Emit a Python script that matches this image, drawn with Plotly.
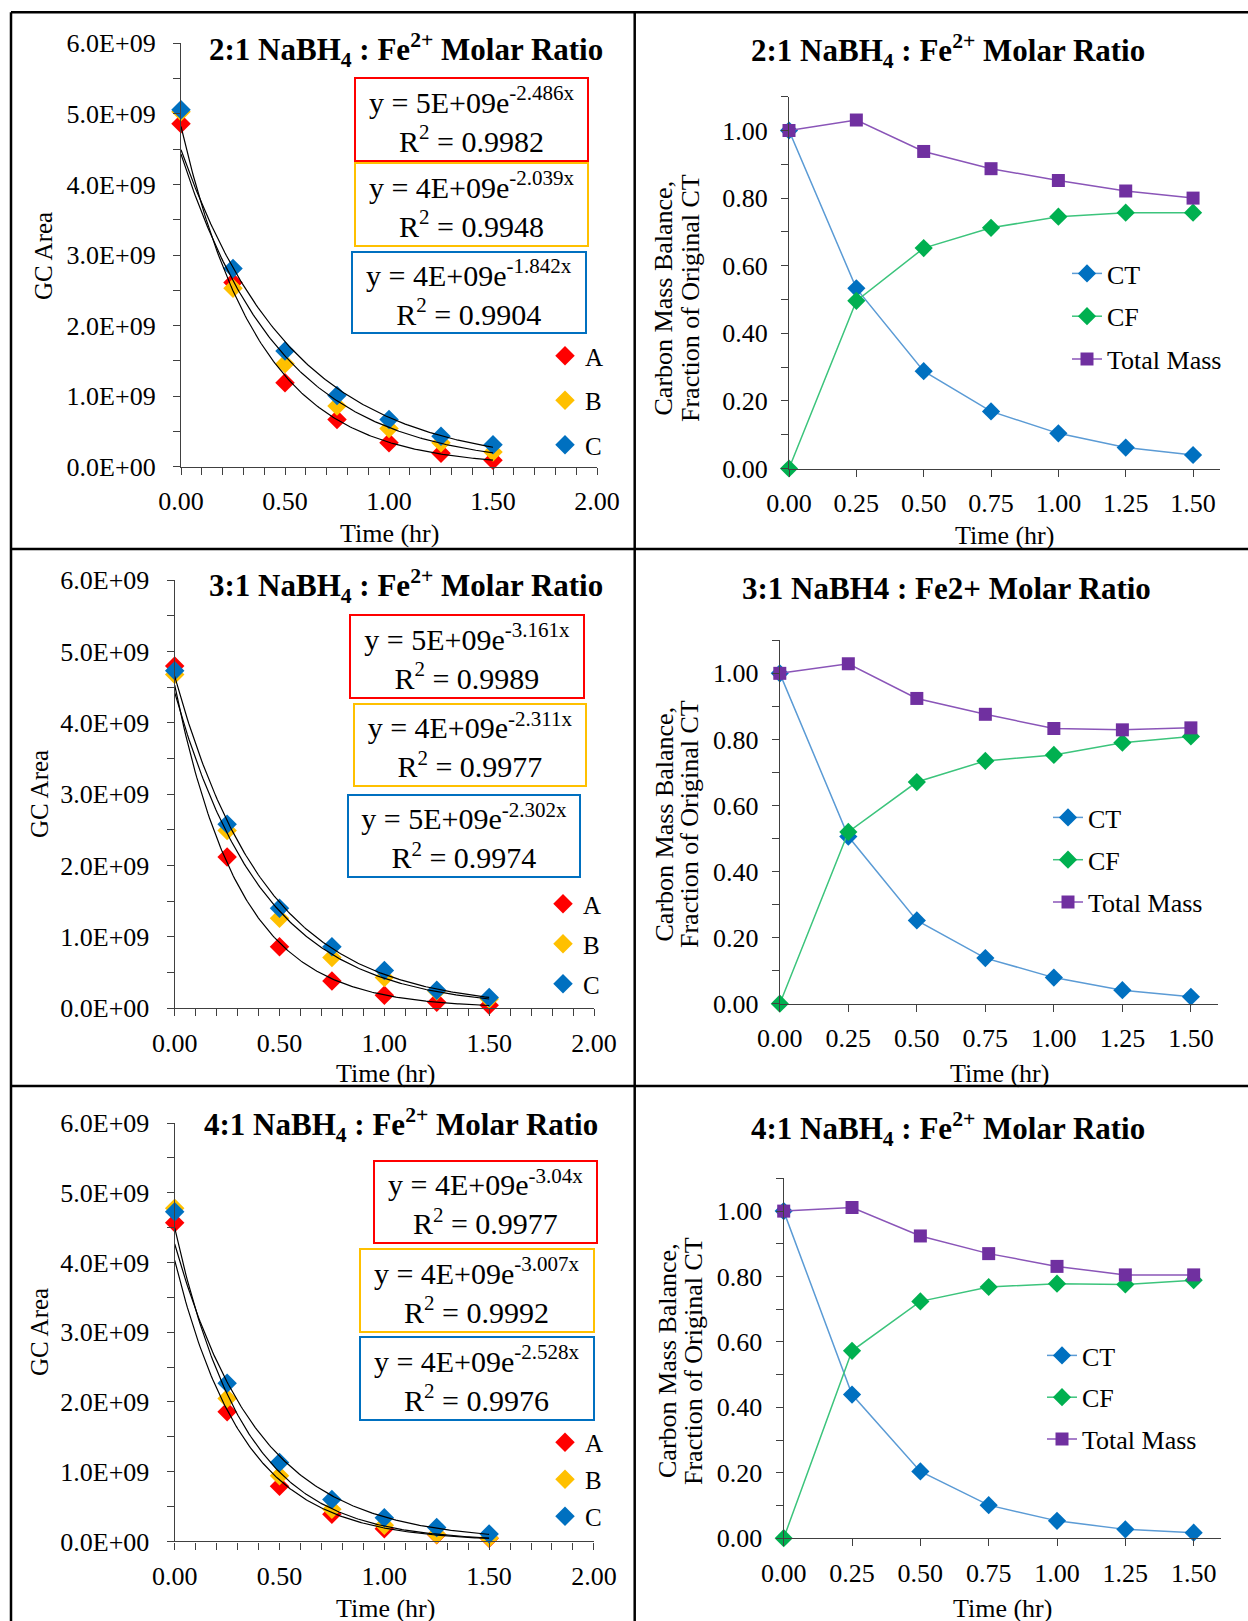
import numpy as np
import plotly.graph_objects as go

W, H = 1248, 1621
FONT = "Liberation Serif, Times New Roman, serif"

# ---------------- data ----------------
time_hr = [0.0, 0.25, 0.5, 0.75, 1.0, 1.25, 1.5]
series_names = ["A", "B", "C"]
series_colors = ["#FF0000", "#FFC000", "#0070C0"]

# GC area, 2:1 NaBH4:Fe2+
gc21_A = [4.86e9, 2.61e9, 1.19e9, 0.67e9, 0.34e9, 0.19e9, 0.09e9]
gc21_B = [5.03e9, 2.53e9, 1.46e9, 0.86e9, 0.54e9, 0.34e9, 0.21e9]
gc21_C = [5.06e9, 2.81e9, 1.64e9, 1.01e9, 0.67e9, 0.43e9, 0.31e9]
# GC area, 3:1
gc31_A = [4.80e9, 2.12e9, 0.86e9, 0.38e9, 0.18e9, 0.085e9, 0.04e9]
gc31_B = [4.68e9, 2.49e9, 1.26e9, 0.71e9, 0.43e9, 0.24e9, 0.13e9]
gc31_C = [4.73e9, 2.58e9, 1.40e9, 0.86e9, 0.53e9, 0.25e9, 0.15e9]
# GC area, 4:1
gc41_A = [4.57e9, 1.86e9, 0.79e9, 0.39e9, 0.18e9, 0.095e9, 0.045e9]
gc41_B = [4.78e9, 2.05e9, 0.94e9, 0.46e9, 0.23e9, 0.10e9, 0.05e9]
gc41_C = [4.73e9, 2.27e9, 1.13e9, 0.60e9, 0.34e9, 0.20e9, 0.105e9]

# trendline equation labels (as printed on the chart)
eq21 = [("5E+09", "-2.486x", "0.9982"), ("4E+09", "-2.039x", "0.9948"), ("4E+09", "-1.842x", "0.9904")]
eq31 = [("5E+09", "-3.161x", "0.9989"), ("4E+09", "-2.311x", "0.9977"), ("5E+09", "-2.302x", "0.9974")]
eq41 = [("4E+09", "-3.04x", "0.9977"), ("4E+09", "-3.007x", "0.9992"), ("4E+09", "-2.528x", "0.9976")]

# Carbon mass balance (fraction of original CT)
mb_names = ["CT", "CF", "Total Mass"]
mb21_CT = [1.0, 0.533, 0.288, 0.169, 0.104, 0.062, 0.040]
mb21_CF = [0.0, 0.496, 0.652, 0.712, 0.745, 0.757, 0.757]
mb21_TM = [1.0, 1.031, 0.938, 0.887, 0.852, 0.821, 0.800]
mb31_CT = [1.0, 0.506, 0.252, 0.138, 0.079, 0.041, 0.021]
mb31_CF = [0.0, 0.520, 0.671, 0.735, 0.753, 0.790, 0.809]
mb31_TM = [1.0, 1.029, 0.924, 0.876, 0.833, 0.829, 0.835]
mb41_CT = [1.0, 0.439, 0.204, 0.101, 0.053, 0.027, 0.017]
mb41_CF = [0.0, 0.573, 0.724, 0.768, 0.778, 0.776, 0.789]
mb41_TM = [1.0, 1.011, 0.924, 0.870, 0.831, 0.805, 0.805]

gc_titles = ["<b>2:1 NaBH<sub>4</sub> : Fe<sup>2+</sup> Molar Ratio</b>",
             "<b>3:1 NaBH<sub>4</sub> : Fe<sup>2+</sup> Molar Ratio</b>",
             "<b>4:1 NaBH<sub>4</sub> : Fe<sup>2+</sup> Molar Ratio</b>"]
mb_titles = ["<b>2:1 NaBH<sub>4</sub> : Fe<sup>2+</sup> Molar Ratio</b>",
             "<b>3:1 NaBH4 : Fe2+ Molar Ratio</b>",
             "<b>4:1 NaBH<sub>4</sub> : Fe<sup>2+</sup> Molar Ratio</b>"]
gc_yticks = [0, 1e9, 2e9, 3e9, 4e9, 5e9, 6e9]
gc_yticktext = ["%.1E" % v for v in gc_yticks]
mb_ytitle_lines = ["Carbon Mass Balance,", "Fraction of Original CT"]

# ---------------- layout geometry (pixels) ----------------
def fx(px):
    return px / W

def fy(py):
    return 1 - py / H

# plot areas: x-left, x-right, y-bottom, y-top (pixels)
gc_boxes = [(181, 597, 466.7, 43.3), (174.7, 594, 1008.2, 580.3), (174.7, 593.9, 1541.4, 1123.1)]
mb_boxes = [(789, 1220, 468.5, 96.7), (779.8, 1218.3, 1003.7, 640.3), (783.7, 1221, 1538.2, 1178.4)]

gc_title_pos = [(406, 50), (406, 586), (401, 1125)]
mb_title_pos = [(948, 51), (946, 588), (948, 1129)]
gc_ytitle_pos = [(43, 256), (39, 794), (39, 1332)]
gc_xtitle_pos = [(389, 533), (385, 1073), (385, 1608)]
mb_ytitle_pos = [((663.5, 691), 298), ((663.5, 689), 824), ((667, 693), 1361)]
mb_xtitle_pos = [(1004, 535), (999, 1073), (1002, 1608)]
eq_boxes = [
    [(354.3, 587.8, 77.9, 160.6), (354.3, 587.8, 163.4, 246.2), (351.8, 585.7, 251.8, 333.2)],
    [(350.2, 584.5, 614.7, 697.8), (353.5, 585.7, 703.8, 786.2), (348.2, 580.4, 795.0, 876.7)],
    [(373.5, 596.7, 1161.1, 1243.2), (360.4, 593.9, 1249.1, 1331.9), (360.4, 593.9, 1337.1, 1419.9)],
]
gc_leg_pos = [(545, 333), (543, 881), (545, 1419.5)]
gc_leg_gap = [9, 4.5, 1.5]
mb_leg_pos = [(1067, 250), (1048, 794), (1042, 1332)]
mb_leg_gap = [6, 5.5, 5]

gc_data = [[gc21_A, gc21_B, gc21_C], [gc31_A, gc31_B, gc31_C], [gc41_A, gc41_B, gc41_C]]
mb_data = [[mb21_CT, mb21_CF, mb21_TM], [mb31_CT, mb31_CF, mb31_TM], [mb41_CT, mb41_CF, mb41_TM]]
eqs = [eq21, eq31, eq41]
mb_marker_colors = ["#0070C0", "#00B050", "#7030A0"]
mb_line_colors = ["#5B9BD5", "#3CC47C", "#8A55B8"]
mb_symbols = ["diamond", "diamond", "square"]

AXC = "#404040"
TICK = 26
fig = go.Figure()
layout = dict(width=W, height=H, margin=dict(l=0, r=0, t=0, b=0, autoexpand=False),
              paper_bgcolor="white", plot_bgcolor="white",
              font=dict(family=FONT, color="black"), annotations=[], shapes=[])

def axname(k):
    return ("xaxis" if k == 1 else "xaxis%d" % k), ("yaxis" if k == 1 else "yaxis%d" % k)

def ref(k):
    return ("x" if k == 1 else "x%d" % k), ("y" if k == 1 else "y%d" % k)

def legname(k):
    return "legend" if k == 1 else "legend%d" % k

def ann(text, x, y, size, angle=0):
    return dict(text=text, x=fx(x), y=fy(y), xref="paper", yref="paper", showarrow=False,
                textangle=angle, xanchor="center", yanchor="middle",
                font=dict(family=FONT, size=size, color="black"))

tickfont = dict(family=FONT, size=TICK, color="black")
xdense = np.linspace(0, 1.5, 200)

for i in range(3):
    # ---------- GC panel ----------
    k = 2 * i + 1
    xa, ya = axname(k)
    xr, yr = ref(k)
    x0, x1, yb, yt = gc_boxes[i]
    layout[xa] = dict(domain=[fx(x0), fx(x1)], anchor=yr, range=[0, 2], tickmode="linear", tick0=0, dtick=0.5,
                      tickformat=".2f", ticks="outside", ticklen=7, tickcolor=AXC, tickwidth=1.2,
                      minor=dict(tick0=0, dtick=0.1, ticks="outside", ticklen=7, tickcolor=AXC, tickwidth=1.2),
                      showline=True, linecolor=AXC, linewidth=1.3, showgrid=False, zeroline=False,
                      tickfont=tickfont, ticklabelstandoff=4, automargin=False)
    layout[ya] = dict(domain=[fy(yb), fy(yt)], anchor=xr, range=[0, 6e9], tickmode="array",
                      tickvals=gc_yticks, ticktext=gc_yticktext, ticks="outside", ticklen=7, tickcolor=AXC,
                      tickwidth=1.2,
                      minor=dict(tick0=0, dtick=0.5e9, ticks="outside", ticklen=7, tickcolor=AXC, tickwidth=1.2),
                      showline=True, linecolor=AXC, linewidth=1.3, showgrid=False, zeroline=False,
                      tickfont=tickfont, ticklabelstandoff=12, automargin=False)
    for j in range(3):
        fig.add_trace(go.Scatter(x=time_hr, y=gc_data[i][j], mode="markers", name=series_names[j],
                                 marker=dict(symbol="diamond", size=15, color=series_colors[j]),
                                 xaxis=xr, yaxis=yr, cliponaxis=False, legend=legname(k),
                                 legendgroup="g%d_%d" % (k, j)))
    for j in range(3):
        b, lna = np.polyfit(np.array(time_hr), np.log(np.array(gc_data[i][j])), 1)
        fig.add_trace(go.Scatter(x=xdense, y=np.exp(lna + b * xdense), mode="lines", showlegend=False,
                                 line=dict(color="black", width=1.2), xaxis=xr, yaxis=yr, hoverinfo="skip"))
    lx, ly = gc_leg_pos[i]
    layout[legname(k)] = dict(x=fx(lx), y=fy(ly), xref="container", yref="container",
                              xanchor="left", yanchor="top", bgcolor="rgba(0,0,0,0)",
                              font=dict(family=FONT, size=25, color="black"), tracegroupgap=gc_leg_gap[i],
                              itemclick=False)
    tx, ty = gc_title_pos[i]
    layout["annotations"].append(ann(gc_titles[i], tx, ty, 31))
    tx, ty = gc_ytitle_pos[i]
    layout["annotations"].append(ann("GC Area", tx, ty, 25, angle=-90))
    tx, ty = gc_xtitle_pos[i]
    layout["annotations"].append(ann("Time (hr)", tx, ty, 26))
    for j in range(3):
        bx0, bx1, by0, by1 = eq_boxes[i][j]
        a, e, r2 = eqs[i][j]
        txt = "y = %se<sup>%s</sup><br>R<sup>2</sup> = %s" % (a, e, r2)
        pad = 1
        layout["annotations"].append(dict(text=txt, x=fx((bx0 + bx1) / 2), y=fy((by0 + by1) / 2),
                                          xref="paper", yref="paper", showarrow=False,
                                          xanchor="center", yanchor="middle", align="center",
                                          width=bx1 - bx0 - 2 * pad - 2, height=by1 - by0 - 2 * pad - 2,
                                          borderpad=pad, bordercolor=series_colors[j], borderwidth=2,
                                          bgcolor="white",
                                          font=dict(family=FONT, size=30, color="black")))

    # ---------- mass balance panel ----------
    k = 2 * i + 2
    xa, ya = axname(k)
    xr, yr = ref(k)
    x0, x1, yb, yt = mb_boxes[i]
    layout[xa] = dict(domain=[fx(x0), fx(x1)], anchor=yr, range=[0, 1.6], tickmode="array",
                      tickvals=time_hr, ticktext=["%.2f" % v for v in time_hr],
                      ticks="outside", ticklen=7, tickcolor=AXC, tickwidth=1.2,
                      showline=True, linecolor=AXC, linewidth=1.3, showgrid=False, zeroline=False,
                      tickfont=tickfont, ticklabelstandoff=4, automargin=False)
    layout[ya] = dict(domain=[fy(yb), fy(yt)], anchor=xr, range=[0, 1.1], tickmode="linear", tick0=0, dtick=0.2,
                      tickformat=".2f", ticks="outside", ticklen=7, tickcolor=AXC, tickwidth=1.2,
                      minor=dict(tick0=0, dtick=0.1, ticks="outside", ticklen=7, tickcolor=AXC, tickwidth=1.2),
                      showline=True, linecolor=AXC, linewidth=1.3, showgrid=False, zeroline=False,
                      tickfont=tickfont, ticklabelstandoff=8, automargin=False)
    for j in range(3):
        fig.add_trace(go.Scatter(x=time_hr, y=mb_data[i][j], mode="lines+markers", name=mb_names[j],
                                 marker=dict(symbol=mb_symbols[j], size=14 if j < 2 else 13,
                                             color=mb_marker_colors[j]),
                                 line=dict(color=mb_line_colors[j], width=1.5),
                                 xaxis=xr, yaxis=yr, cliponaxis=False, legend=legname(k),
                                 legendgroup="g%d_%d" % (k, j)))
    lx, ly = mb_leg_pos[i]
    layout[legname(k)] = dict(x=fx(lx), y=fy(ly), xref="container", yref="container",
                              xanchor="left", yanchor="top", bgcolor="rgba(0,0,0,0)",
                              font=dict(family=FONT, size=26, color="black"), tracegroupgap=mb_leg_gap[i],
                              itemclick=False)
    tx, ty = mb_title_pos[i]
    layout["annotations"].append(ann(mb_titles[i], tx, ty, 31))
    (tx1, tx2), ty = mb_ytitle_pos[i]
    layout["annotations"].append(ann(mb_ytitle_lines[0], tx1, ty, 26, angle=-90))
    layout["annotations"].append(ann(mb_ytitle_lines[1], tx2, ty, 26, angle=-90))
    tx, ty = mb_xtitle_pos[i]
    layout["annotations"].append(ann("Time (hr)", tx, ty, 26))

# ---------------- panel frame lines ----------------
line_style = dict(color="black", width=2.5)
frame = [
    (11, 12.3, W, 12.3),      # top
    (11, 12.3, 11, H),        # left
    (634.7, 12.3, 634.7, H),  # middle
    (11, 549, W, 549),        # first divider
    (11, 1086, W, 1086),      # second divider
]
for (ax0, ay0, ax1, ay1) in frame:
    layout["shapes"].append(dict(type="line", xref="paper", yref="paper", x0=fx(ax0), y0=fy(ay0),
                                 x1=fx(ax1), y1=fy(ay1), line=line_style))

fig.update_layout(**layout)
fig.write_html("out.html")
──────────────────────────────
> Task brief
Repeat the lines of the listing above verbatim, beginning at its first line and ending at the line containing "0.34e9, 0.20e9, 0.105e9]", which is included. Omit pictures.

> Solution
Emit a Python script that matches this image, drawn with Plotly.
import numpy as np
import plotly.graph_objects as go

W, H = 1248, 1621
FONT = "Liberation Serif, Times New Roman, serif"

# ---------------- data ----------------
time_hr = [0.0, 0.25, 0.5, 0.75, 1.0, 1.25, 1.5]
series_names = ["A", "B", "C"]
series_colors = ["#FF0000", "#FFC000", "#0070C0"]

# GC area, 2:1 NaBH4:Fe2+
gc21_A = [4.86e9, 2.61e9, 1.19e9, 0.67e9, 0.34e9, 0.19e9, 0.09e9]
gc21_B = [5.03e9, 2.53e9, 1.46e9, 0.86e9, 0.54e9, 0.34e9, 0.21e9]
gc21_C = [5.06e9, 2.81e9, 1.64e9, 1.01e9, 0.67e9, 0.43e9, 0.31e9]
# GC area, 3:1
gc31_A = [4.80e9, 2.12e9, 0.86e9, 0.38e9, 0.18e9, 0.085e9, 0.04e9]
gc31_B = [4.68e9, 2.49e9, 1.26e9, 0.71e9, 0.43e9, 0.24e9, 0.13e9]
gc31_C = [4.73e9, 2.58e9, 1.40e9, 0.86e9, 0.53e9, 0.25e9, 0.15e9]
# GC area, 4:1
gc41_A = [4.57e9, 1.86e9, 0.79e9, 0.39e9, 0.18e9, 0.095e9, 0.045e9]
gc41_B = [4.78e9, 2.05e9, 0.94e9, 0.46e9, 0.23e9, 0.10e9, 0.05e9]
gc41_C = [4.73e9, 2.27e9, 1.13e9, 0.60e9, 0.34e9, 0.20e9, 0.105e9]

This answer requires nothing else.